■ Work to do ■
Only the lines from the line containing "Write a web" through the line containing "0.152, 0.165, 0.181];" should be reproduced, please, with no pictures.

■ Data records ■
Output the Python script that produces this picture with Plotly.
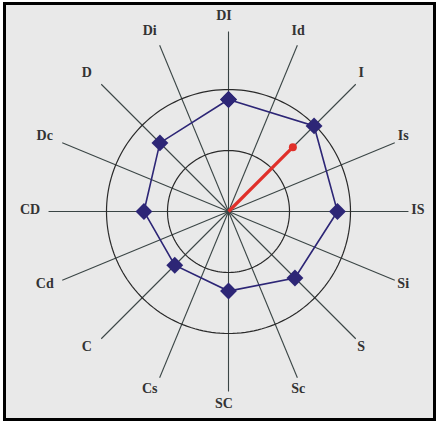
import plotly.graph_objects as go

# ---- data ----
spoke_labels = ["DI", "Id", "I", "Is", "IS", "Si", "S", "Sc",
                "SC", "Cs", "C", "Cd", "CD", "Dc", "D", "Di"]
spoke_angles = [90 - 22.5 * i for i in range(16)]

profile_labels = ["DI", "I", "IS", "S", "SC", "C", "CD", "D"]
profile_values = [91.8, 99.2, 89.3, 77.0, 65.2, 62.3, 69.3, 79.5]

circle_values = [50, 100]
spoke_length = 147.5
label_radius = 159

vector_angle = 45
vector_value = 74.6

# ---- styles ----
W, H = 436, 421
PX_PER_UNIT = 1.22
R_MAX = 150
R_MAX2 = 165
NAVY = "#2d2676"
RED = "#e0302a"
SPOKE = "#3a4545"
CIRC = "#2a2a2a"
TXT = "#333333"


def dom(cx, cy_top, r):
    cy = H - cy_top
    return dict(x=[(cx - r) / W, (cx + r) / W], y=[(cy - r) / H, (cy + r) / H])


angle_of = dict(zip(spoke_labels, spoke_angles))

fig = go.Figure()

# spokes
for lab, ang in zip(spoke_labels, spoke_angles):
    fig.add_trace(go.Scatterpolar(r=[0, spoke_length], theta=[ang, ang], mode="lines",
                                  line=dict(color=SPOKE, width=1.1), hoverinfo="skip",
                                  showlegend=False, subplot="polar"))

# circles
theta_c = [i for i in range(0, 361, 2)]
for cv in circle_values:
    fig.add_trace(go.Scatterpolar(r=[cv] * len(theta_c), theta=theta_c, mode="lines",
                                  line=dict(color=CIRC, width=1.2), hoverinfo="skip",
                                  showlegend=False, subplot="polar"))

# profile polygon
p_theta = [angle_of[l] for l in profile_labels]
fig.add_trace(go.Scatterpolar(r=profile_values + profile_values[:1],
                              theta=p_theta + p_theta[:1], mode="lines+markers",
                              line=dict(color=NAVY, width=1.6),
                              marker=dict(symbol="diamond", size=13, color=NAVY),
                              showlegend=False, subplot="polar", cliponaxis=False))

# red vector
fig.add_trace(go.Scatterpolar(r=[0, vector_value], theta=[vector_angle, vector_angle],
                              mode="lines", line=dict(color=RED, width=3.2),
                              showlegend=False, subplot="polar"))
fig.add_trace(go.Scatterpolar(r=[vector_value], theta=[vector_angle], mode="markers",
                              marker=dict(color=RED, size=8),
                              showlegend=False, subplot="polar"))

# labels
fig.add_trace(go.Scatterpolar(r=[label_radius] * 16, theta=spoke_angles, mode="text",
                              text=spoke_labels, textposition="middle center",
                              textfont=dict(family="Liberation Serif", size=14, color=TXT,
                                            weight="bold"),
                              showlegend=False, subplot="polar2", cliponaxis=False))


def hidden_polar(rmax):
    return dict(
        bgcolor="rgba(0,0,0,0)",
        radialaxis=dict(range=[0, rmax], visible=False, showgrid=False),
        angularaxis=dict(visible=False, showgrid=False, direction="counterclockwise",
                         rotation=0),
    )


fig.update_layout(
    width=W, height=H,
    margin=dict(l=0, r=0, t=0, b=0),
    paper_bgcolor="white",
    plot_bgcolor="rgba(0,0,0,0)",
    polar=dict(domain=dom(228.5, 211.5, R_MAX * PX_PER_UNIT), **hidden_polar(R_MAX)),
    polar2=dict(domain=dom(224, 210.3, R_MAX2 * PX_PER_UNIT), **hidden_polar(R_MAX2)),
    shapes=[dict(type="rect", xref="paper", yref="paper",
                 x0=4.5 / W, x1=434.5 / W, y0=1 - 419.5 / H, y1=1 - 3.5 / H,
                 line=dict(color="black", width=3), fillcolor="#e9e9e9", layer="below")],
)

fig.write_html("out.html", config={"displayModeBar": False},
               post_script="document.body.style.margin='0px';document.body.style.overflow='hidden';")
--
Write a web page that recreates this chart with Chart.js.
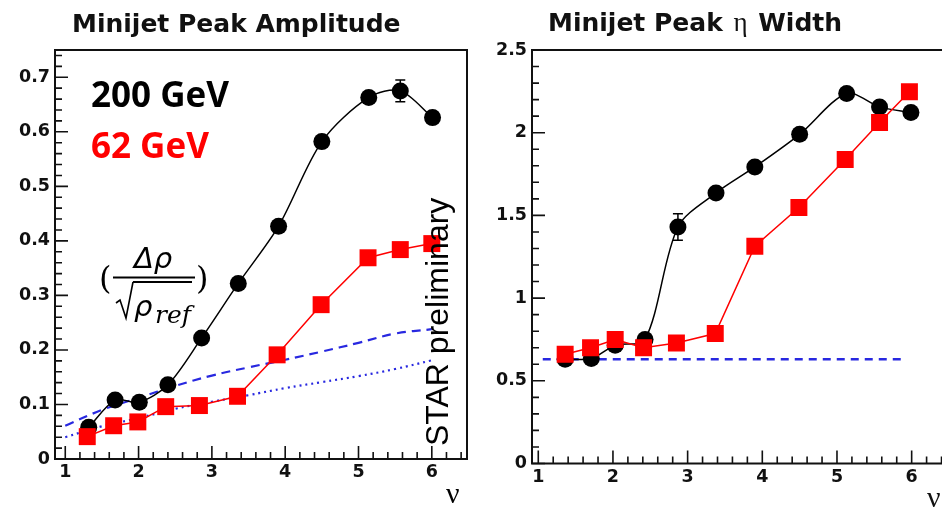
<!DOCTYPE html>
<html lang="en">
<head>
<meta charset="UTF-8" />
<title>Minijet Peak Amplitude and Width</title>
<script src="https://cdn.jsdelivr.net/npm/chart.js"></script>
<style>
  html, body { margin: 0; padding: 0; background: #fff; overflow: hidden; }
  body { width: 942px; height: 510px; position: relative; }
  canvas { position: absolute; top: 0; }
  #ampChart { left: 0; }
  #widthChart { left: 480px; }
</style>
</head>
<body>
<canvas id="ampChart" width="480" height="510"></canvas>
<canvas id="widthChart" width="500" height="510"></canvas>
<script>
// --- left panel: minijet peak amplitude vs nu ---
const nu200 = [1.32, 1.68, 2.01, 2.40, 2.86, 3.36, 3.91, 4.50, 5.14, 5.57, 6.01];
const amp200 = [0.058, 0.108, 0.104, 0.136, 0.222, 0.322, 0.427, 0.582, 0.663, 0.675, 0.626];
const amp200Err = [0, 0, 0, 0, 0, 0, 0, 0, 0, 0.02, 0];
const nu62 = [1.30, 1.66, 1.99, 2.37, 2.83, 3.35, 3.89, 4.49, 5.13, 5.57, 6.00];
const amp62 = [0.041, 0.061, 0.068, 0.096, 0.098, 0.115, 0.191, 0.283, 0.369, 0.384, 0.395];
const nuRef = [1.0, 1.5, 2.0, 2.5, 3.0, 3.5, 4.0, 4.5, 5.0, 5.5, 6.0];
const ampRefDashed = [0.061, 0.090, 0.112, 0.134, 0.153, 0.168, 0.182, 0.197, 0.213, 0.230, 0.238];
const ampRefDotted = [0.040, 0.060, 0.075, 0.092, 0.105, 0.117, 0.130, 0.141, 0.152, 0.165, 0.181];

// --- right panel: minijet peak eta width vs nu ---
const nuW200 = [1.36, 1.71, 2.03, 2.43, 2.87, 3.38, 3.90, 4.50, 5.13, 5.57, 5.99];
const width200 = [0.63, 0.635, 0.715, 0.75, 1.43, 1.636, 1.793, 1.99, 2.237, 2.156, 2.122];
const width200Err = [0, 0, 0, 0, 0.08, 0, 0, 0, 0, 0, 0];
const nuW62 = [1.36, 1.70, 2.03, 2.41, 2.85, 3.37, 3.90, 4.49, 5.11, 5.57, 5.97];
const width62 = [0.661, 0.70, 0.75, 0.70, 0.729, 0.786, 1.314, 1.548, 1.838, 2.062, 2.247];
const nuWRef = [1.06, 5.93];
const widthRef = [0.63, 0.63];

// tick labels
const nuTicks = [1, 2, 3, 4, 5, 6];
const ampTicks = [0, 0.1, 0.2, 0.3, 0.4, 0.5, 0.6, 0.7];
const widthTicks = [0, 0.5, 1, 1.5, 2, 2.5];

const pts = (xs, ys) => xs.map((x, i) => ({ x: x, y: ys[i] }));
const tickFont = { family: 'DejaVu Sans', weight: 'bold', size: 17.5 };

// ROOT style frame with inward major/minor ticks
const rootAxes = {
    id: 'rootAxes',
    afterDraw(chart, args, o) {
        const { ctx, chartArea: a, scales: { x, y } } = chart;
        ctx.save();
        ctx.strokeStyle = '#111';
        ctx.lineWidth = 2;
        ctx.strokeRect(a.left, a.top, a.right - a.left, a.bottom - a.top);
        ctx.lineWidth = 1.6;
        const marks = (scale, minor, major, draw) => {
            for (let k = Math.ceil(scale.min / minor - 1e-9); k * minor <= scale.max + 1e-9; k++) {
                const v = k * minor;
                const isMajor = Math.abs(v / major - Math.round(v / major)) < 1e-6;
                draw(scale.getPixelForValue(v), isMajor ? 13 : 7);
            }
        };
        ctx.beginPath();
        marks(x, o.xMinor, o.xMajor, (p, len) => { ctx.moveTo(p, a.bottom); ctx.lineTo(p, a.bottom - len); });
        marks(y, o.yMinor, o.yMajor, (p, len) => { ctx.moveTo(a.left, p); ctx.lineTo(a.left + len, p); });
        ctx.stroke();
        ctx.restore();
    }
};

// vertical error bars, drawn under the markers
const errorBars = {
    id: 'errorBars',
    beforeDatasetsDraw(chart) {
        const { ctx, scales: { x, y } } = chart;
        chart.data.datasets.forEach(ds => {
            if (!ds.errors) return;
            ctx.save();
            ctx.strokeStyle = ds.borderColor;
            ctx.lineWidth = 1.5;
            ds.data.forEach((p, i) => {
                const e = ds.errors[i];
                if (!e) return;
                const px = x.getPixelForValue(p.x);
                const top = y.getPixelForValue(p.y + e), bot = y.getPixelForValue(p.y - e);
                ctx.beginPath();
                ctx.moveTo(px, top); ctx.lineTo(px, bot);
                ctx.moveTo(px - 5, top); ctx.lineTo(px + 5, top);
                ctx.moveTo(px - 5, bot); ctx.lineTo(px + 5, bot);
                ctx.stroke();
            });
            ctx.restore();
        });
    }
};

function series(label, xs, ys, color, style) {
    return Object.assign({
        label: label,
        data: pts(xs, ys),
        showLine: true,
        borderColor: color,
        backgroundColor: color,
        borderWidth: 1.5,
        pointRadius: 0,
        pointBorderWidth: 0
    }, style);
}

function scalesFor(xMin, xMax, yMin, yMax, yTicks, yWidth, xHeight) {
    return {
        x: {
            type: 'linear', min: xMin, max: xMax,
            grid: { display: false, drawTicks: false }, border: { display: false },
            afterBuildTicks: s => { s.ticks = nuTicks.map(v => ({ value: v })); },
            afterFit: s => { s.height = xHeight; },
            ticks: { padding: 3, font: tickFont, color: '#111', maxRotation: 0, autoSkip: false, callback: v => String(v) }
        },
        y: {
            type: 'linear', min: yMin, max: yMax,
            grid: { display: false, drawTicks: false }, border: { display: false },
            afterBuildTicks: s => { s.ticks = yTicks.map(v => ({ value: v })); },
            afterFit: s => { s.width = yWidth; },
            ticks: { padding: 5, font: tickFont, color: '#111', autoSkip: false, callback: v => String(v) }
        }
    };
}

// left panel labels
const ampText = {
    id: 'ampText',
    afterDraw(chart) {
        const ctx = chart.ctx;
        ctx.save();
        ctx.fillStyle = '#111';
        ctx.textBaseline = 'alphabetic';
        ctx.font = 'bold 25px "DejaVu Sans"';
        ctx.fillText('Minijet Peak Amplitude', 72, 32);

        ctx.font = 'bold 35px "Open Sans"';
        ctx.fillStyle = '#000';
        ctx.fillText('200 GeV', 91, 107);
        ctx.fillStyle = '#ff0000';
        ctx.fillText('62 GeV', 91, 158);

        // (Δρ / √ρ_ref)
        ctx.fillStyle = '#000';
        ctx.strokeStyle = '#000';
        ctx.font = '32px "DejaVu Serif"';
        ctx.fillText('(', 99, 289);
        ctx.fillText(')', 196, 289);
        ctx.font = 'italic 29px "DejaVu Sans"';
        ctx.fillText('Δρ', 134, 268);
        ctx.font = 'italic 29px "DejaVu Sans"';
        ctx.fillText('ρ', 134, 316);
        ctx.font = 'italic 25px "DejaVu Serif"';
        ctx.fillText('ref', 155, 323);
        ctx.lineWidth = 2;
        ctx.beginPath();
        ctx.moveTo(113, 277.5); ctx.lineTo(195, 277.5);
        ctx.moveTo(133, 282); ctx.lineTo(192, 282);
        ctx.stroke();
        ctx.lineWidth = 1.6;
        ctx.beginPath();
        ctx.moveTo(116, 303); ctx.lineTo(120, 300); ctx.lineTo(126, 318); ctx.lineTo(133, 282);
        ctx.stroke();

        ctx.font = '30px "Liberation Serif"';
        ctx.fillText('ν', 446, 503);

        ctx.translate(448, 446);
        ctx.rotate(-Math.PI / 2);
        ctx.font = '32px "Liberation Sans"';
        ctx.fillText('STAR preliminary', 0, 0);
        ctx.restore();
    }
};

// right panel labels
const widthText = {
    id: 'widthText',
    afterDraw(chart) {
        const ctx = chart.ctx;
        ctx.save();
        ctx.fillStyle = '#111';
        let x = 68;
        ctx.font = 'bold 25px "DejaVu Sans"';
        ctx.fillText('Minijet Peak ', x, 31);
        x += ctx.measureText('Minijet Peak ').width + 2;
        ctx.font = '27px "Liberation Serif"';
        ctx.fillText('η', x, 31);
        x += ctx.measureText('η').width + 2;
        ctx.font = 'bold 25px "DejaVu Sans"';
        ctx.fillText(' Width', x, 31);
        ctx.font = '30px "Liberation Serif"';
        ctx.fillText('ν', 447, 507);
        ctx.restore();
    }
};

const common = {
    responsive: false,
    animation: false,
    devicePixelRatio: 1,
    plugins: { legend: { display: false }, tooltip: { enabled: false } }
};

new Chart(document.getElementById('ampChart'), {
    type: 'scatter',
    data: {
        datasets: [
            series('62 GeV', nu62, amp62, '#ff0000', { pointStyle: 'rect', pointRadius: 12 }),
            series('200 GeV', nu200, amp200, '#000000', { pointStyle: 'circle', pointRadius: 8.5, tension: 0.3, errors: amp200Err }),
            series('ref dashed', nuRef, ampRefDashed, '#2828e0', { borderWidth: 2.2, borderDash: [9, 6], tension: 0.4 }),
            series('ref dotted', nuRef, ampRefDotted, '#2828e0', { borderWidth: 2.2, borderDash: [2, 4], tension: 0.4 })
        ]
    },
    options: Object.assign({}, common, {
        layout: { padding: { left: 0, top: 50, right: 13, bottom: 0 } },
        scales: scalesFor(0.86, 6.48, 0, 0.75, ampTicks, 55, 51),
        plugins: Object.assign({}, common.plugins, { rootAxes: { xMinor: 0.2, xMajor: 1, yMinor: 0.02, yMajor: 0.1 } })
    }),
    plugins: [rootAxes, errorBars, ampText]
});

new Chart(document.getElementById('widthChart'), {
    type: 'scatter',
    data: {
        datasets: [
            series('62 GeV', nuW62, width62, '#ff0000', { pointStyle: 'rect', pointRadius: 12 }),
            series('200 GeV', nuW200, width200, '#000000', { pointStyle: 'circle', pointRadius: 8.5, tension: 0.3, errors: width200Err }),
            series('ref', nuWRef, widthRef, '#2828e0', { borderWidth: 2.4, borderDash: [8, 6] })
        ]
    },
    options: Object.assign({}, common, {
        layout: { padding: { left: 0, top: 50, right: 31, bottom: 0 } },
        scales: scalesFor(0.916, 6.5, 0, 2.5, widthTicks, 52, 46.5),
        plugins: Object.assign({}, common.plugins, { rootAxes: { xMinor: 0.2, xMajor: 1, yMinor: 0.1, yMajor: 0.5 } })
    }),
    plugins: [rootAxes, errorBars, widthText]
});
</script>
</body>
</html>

■ Task result ■
Write a web page that recreates this chart with Chart.js.
<!DOCTYPE html>
<html lang="en">
<head>
<meta charset="UTF-8" />
<title>Minijet Peak Amplitude and Width</title>
<script src="https://cdn.jsdelivr.net/npm/chart.js"></script>
<style>
  html, body { margin: 0; padding: 0; background: #fff; overflow: hidden; }
  body { width: 942px; height: 510px; position: relative; }
  canvas { position: absolute; top: 0; }
  #ampChart { left: 0; }
  #widthChart { left: 480px; }
</style>
</head>
<body>
<canvas id="ampChart" width="480" height="510"></canvas>
<canvas id="widthChart" width="500" height="510"></canvas>
<script>
// --- left panel: minijet peak amplitude vs nu ---
const nu200 = [1.32, 1.68, 2.01, 2.40, 2.86, 3.36, 3.91, 4.50, 5.14, 5.57, 6.01];
const amp200 = [0.058, 0.108, 0.104, 0.136, 0.222, 0.322, 0.427, 0.582, 0.663, 0.675, 0.626];
const amp200Err = [0, 0, 0, 0, 0, 0, 0, 0, 0, 0.02, 0];
const nu62 = [1.30, 1.66, 1.99, 2.37, 2.83, 3.35, 3.89, 4.49, 5.13, 5.57, 6.00];
const amp62 = [0.041, 0.061, 0.068, 0.096, 0.098, 0.115, 0.191, 0.283, 0.369, 0.384, 0.395];
const nuRef = [1.0, 1.5, 2.0, 2.5, 3.0, 3.5, 4.0, 4.5, 5.0, 5.5, 6.0];
const ampRefDashed = [0.061, 0.090, 0.112, 0.134, 0.153, 0.168, 0.182, 0.197, 0.213, 0.230, 0.238];
const ampRefDotted = [0.040, 0.060, 0.075, 0.092, 0.105, 0.117, 0.130, 0.141, 0.152, 0.165, 0.181];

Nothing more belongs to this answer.